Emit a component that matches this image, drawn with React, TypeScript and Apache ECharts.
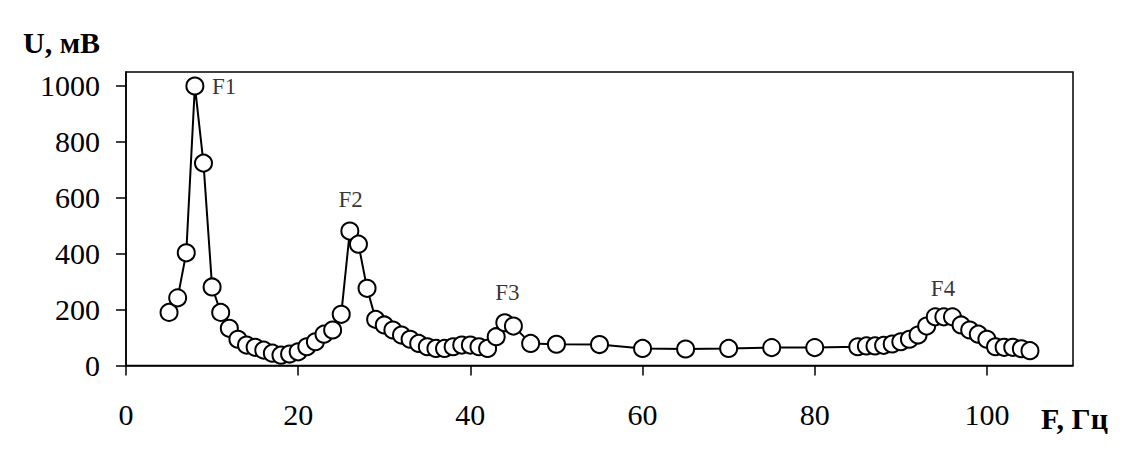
import React, { useEffect, useRef } from "react";
import * as echarts from "echarts";

const frequencies = [
  5, 6, 7, 8, 9, 10, 11, 12, 13, 14, 15, 16, 17, 18, 19, 20, 21, 22, 23, 24,
  25, 26, 27, 28, 29, 30, 31, 32, 33, 34, 35, 36, 37, 38, 39, 40, 41, 42, 43,
  44, 45, 47, 50, 55, 60, 65, 70, 75, 80, 85, 86, 87, 88, 89, 90, 91, 92, 93,
  94, 95, 96, 97, 98, 99, 100, 101, 102, 103, 104, 105,
];
const voltages = [
  190, 242, 403, 1000, 724, 281, 190, 133, 94, 73, 65, 55, 44, 37, 41, 49, 67,
  85, 112, 127, 183, 481, 434, 276, 165, 145, 127, 109, 94, 79, 67, 61, 61, 67,
  73, 73, 67, 61, 103, 153, 141, 79, 76, 75, 61, 59, 61, 64, 64, 67, 70, 70,
  72, 77, 85, 94, 109, 141, 174, 174, 174, 145, 127, 112, 94, 67, 65, 65, 60,
  53,
];
const peakNames = ["F1", "F2", "F3", "F4"];
const peakLabelX = [11.4, 26.1, 44.3, 94.9];
const peakLabelY = [998, 593, 261, 277];
const xTicks = [0, 20, 40, 60, 80, 100];
const yTicks = [0, 200, 400, 600, 800, 1000];

const FONT = "'Liberation Serif', 'Times New Roman', serif";

export default function App() {
  const ref = useRef<HTMLDivElement>(null);
  useEffect(() => {
    document.body.style.margin = "0";
    if (!ref.current) return;
    const chart = echarts.init(ref.current, undefined, { renderer: "svg" });
    const axisCommon = {
      axisLine: { show: true, lineStyle: { color: "#000", width: 1.5 } },
      axisTick: { show: true, inside: false, length: 10, lineStyle: { color: "#000", width: 1.5 } },
      splitLine: { show: false },
    };
    chart.setOption({
      animation: false,
      backgroundColor: "#fff",
      grid: {
        left: 126,
        right: 57,
        top: 72,
        bottom: 109.5,
        show: true,
        borderColor: "#000",
        borderWidth: 1.5,
        backgroundColor: "transparent",
      },
      xAxis: {
        type: "value",
        min: 0,
        max: 110,
        interval: 20,
        ...axisCommon,
        axisTick: { ...axisCommon.axisTick, customValues: xTicks },
        axisLabel: {
          customValues: xTicks,
          formatter: (v: number) => String(v),
          margin: 34,
          color: "#000",
          fontSize: 30,
          fontFamily: FONT,
        },
      },
      yAxis: {
        type: "value",
        min: 0,
        max: 1050,
        interval: 200,
        ...axisCommon,
        axisTick: { ...axisCommon.axisTick, customValues: yTicks },
        axisLabel: {
          customValues: yTicks,
          formatter: (v: number) => String(v),
          margin: 26,
          color: "#000",
          fontSize: 30,
          fontFamily: FONT,
        },
      },
      graphic: [
        {
          type: "text",
          left: 23,
          top: 27,
          style: {
            text: "U, мВ",
            fill: "#000",
            font: `bold 30px ${FONT}`,
          },
        },
        {
          type: "text",
          left: 1041,
          top: 403,
          style: {
            text: "F, Гц",
            fill: "#000",
            font: `bold 30px ${FONT}`,
          },
        },
      ],
      series: [
        {
          type: "line",
          data: frequencies.map((f, i) => [f, voltages[i]]),
          symbol: "circle",
          symbolSize: 17,
          showAllSymbol: true,
          lineStyle: { color: "#000", width: 2 },
          itemStyle: { color: "#fff", borderColor: "#000", borderWidth: 2 },
          z: 3,
        },
        {
          type: "scatter",
          data: peakNames.map((n, i) => ({ name: n, value: [peakLabelX[i], peakLabelY[i]] })),
          symbolSize: 0,
          silent: true,
          label: {
            show: true,
            position: "inside",
            formatter: "{b}",
            color: "#000",
            fontSize: 23,
            fontFamily: FONT,
          },
          z: 4,
        },
      ],
    });
    return () => chart.dispose();
  }, []);
  return <div ref={ref} style={{ width: 1130, height: 475 }} />;
}
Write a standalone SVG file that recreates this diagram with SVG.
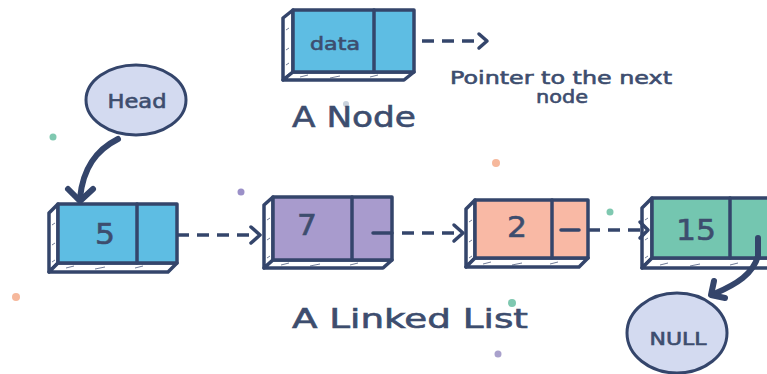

◇ ◇ ◇ ◇ ◇

Both the first line of the records above and the line containing "Serif', 'Times New" belong in the copy; please return them and every line between, exactly, minus the pictures.

Emit a component that matches this image, drawn with React, TypeScript and Apache ECharts.
import React, { useEffect, useRef } from "react";
import * as echarts from "echarts";

const frequencies = [
  5, 6, 7, 8, 9, 10, 11, 12, 13, 14, 15, 16, 17, 18, 19, 20, 21, 22, 23, 24,
  25, 26, 27, 28, 29, 30, 31, 32, 33, 34, 35, 36, 37, 38, 39, 40, 41, 42, 43,
  44, 45, 47, 50, 55, 60, 65, 70, 75, 80, 85, 86, 87, 88, 89, 90, 91, 92, 93,
  94, 95, 96, 97, 98, 99, 100, 101, 102, 103, 104, 105,
];
const voltages = [
  190, 242, 403, 1000, 724, 281, 190, 133, 94, 73, 65, 55, 44, 37, 41, 49, 67,
  85, 112, 127, 183, 481, 434, 276, 165, 145, 127, 109, 94, 79, 67, 61, 61, 67,
  73, 73, 67, 61, 103, 153, 141, 79, 76, 75, 61, 59, 61, 64, 64, 67, 70, 70,
  72, 77, 85, 94, 109, 141, 174, 174, 174, 145, 127, 112, 94, 67, 65, 65, 60,
  53,
];
const peakNames = ["F1", "F2", "F3", "F4"];
const peakLabelX = [11.4, 26.1, 44.3, 94.9];
const peakLabelY = [998, 593, 261, 277];
const xTicks = [0, 20, 40, 60, 80, 100];
const yTicks = [0, 200, 400, 600, 800, 1000];

const FONT = "'Liberation Serif', 'Times New Roman', serif";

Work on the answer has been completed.